Uma novidade é a inclusão da Terra do Fogo neste sistema, que permite que consumidores de todo o país tenham acesso a produtos eletrônicos fabricados na ilha sem intermediários. Isso implica equalizar o regime interno com o acesso aos produtos estrangeiros, colocando todo o setor produtivo nacional em um cenário de maior competição.

Contudo, essa facilitação também traz riscos. Embora o sistema de courier permita maior democratização do acesso à tecnologia, a falta de controles adequados pode abrir portas para esquemas de subfaturamento ou sonegação fiscal. Os importadores poderiam declarar valores menores que os reais, o que afetaria tanto a arrecadação quanto a lisura do sistema.
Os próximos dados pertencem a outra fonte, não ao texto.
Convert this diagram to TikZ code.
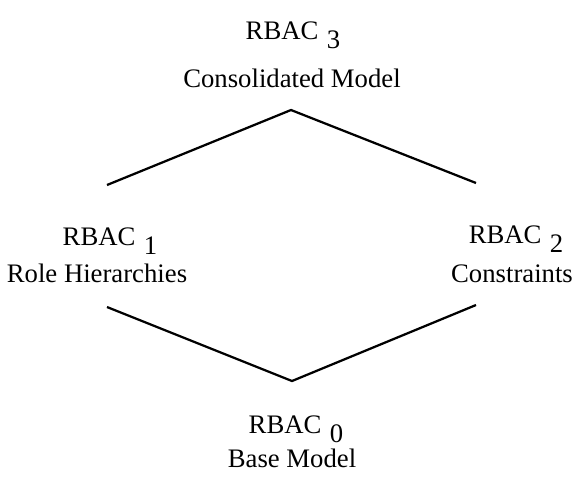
\documentclass[tikz,border=0pt]{standalone}
\usepackage{fontspec}
\setmainfont{Liberation Serif}
\newcommand{\rbac}[1]{RBAC\hspace{3pt}\raisebox{-3.2pt}{#1}}
\tikzset{lbl/.style={anchor=base,inner sep=0pt,font=\fontsize{9.5}{12}\selectfont}}
\begin{document}
\begin{tikzpicture}[x=0.125mm,y=-0.125mm]
	\useasboundingbox (0,0) rectangle (584,481);
	\node[lbl] (R3) at(293,39) {\rbac{3}};
	\node[lbl] (N3) at(292,87) {Consolidated Model};
	\node[lbl] (R1) at(110,245) {\rbac{1}};
	\node[lbl] (N1) at(97,282) {Role Hierarchies};
	\node[lbl] (R2) at(516,243) {\rbac{2}};
	\node[lbl] (N2) at(512,282) {Constraints};
	\node[lbl] (R0) at(296,433) {\rbac{0}};
	\node[lbl] (N0) at(292,467) {Base Model};
	
	\coordinate (top) at(291,110);
	\coordinate (bot) at(292,381);
	\coordinate (inA) at(107,185);
	\coordinate (inB) at(476,183);
	\coordinate (outA) at(107,307);
	\coordinate (outB) at(476,305);
	
	\draw[line width=0.8pt] (inA)--(top)--(inB);
	\draw[line width=0.8pt] (outA)--(bot)--(outB);
\end{tikzpicture}
\end{document}
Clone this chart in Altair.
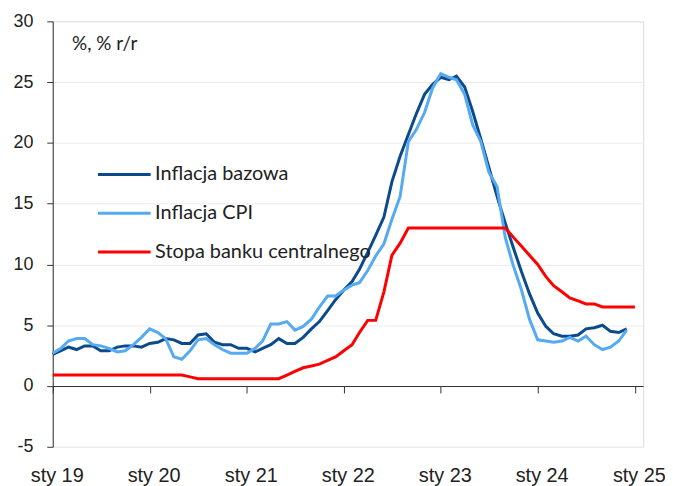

Abordagem da política comercial

-Do ponto de vista estratégico, como essa medida de liberalização comercial pode ser compatível com uma política industrial que preserve a infraestrutura produtiva da Terra do Fogo sem gerar desindustrialização?
- Numa perspectiva mais ampla, a liberalização comercial deve ser harmonizada com uma política industrial que preserve o tecido produtivo da Terra do Fogo, evitando um processo abrupto de desindustrialização. O regime fueguino foi criticado por seus altos custos fiscais, mas também contribuiu para o desenvolvimento econômico e demográfico de uma região estratégica.

Uma alternativa viável seria reformular o regime de fomento, migrando de um sistema baseado em isenções fiscais para um modelo que incentive a agregação de valor, a inovação tecnológica e a diversificação produtiva. Isso reduziria a dependência do protecionismo tradicional, preparando-nos para competir em um ambiente mais aberto.

Programas de reconversão industrial, linhas de crédito voltadas à inovação e políticas de exportação poderiam complementar essa transição. É essencial que a mudança seja gradual e transparente para evitar impactos sociais negativos.

Reflexão final

Para encerrar, Gustavo Fadda lembrou que a origem da Zona Aduaneira Especial da Terra do Fogo foi motivada, mais do que por razões econômicas, por uma decisão geopolítica: povoar e desenvolver o extremo sul do país. Com o tempo, essa visão estratégica foi substituída por uma lógica econômica focada exclusivamente nos custos fiscais do regime.

Por isso, ele alerta que toda vez que se tenta modificar esse sistema sem uma transição ordenada e uma visão de longo prazo, os desequilíbrios fiscais e sociais ressurgem. “É essencial que quaisquer mudanças introduzidas combinem gradualismo, transparência e visão estratégica”, conclui, “para garantir tanto a competitividade quanto o desenvolvimento equilibrado de todas as regiões do país”.